**Short task**
Copy word for word the lines in the records below, starting at the line with "Give me the" and ending at the line with "const xTicks = [3, 4, 5, 6, 7, 8, 9, 10, 11];". Skip the pictures.

**Records for the task**
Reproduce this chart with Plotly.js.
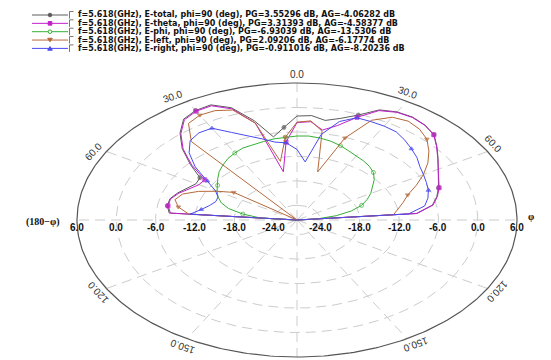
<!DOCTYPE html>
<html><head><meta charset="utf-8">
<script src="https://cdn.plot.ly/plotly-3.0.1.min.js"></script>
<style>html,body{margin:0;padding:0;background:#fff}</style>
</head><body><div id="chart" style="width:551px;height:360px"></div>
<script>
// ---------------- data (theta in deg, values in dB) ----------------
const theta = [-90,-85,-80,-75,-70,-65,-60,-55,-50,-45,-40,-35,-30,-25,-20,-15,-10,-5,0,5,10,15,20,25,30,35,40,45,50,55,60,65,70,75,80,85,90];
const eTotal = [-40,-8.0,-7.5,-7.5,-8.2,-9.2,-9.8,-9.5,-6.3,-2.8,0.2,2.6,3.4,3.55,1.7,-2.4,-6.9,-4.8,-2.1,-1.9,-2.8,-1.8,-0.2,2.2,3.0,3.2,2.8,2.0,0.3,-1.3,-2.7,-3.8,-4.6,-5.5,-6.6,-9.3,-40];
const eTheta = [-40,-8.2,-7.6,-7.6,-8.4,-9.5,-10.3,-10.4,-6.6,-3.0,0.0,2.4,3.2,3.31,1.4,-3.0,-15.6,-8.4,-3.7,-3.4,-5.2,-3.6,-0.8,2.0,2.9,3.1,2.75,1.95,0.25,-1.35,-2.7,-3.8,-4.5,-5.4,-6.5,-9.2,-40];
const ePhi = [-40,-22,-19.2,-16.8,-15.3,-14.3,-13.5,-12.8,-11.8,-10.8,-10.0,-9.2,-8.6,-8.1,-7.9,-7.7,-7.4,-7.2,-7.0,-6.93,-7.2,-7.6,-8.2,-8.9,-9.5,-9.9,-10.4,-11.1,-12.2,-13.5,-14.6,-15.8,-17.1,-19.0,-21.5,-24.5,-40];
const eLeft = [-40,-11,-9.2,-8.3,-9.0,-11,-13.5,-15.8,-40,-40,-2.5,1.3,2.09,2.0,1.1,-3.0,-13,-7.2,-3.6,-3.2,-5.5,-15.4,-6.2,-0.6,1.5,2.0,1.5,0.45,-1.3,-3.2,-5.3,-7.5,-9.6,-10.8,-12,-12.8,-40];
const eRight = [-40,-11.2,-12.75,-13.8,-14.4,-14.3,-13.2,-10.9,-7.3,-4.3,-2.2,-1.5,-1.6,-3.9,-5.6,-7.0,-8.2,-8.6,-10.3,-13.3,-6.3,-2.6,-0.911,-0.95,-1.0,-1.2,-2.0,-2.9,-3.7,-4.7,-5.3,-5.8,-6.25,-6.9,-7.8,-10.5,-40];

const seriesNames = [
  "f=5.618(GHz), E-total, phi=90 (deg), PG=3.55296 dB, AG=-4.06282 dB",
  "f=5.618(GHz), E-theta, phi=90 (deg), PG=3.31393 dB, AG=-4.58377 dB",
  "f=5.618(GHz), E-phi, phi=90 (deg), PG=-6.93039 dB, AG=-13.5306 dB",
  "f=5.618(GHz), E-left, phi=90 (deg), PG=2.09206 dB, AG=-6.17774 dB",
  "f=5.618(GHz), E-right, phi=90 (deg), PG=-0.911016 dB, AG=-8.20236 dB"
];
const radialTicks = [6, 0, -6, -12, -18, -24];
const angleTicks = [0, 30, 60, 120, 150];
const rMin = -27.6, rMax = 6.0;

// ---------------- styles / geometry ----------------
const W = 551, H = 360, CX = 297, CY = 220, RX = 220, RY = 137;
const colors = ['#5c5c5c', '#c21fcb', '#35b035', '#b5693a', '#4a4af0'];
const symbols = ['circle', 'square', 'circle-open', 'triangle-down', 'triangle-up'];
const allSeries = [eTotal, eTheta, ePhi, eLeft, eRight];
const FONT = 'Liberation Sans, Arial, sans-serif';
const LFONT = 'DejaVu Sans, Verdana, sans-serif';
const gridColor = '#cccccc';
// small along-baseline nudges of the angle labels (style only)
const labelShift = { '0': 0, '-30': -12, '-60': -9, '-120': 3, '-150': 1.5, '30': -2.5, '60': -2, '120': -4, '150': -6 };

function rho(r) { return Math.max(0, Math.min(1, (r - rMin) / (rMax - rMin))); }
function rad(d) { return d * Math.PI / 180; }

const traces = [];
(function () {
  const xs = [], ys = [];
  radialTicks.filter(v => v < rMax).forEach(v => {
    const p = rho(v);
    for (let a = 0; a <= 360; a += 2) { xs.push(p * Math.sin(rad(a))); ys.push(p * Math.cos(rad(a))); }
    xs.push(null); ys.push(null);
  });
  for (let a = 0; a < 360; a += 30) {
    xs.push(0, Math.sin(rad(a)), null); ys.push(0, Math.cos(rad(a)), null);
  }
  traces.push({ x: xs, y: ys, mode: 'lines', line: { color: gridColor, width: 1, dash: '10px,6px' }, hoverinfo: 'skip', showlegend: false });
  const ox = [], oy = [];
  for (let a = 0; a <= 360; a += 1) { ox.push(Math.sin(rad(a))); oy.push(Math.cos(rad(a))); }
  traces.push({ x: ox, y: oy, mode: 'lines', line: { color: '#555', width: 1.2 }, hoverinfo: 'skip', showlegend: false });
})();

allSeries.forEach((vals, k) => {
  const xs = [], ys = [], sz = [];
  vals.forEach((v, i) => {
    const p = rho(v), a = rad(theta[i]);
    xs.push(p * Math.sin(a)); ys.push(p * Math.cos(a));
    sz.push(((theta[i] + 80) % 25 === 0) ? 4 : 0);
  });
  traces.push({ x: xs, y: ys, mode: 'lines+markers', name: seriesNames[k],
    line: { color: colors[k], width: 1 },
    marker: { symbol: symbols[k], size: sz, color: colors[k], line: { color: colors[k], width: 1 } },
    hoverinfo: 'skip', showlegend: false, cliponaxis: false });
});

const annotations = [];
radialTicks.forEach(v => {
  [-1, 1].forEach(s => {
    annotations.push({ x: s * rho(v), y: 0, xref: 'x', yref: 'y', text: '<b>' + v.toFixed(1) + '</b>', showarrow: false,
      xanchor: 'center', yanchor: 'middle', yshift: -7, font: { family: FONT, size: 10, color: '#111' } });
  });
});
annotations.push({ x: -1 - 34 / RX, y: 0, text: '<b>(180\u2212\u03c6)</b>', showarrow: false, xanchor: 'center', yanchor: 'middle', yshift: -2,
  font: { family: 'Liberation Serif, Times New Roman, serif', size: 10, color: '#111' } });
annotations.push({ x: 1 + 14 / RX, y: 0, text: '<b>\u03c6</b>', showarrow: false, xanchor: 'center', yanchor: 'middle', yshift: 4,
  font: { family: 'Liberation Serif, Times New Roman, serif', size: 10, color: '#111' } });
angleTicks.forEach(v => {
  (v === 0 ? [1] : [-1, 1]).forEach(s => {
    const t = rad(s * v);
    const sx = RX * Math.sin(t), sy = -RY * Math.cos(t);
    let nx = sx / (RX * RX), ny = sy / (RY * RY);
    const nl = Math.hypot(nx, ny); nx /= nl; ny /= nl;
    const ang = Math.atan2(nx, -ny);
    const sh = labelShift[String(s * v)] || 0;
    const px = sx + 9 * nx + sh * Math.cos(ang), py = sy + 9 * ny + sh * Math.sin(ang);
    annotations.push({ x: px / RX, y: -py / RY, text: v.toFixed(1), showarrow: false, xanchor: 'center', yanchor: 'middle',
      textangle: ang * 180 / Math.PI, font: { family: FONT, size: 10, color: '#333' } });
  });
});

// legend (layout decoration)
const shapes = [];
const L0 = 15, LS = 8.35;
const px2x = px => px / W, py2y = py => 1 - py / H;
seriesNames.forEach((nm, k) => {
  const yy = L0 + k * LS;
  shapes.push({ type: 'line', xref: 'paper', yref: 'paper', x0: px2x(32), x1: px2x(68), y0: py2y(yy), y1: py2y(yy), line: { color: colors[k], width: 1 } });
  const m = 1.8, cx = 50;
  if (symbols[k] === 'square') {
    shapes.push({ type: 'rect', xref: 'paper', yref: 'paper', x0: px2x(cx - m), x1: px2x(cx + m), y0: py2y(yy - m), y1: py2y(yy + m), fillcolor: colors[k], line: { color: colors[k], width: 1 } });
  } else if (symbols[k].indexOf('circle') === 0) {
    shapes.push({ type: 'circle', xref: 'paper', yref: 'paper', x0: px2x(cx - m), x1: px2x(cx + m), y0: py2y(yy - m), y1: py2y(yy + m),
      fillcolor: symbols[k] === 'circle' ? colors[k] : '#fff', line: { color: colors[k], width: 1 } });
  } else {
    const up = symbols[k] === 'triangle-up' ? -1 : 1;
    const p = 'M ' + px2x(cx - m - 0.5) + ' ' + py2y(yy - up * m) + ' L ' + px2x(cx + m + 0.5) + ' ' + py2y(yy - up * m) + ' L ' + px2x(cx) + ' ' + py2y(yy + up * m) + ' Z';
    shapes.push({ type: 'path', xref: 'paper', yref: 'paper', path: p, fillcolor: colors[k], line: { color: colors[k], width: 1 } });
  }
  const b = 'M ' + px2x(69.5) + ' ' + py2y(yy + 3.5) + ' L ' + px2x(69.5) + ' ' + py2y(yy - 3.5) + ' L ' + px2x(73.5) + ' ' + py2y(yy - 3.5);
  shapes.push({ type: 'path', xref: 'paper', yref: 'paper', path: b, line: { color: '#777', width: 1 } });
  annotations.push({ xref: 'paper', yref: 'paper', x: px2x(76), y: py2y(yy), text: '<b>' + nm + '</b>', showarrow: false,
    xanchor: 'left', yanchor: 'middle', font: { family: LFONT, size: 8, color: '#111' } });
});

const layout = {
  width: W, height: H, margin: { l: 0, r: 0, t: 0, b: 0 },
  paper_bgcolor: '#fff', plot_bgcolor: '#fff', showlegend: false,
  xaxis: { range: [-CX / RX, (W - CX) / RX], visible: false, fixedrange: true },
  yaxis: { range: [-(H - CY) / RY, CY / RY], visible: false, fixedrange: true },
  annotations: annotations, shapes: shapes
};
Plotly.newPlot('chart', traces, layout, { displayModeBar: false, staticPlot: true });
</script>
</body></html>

...

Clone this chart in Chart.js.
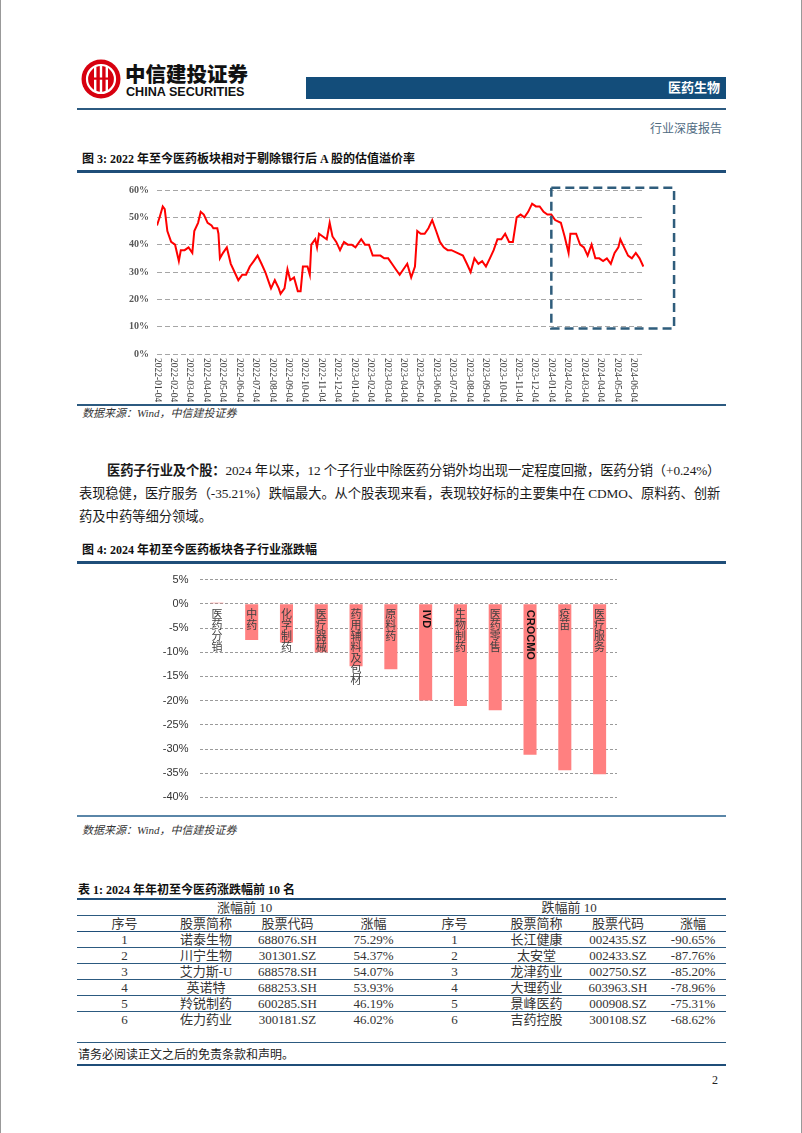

==

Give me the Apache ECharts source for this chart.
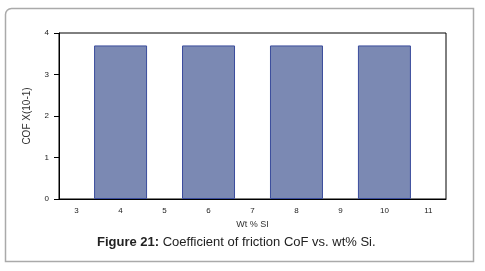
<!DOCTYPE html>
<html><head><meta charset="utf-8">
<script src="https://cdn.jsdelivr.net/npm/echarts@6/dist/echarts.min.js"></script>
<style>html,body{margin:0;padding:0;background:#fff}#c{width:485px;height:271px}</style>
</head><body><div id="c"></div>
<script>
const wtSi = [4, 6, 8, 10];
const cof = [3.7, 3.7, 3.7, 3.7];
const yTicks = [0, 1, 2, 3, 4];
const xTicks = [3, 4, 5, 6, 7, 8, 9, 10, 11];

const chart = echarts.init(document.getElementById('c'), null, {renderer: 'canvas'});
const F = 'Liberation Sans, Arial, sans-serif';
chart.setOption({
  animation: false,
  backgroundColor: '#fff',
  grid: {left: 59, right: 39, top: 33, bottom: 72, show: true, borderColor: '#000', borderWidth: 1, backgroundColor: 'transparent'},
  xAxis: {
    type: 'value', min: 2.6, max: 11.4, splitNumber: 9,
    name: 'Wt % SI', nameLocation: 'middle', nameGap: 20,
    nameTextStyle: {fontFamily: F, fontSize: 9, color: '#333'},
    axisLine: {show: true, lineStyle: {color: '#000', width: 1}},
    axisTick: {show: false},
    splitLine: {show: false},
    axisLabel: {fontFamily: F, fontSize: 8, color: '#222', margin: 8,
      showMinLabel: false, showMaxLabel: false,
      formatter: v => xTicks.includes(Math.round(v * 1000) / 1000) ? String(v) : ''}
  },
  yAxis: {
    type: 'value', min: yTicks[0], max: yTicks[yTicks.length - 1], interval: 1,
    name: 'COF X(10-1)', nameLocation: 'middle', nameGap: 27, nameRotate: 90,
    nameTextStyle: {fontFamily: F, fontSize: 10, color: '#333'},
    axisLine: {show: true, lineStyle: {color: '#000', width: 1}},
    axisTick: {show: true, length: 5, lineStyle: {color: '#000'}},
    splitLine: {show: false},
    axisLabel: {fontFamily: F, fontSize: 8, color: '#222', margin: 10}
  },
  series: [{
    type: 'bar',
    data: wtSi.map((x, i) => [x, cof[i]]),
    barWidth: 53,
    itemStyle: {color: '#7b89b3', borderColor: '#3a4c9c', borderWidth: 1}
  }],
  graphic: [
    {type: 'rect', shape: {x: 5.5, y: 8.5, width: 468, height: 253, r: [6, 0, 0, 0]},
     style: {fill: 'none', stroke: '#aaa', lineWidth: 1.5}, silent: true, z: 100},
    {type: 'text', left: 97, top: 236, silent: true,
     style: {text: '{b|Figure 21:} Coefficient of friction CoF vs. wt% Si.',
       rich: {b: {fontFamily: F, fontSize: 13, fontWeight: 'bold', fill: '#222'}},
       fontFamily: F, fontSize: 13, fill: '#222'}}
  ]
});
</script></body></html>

**Task output**
Give me the Apache ECharts source for this chart.
<!DOCTYPE html>
<html><head><meta charset="utf-8">
<script src="https://cdn.jsdelivr.net/npm/echarts@6/dist/echarts.min.js"></script>
<style>html,body{margin:0;padding:0;background:#fff}#c{width:485px;height:271px}</style>
</head><body><div id="c"></div>
<script>
const wtSi = [4, 6, 8, 10];
const cof = [3.7, 3.7, 3.7, 3.7];
const yTicks = [0, 1, 2, 3, 4];
const xTicks = [3, 4, 5, 6, 7, 8, 9, 10, 11];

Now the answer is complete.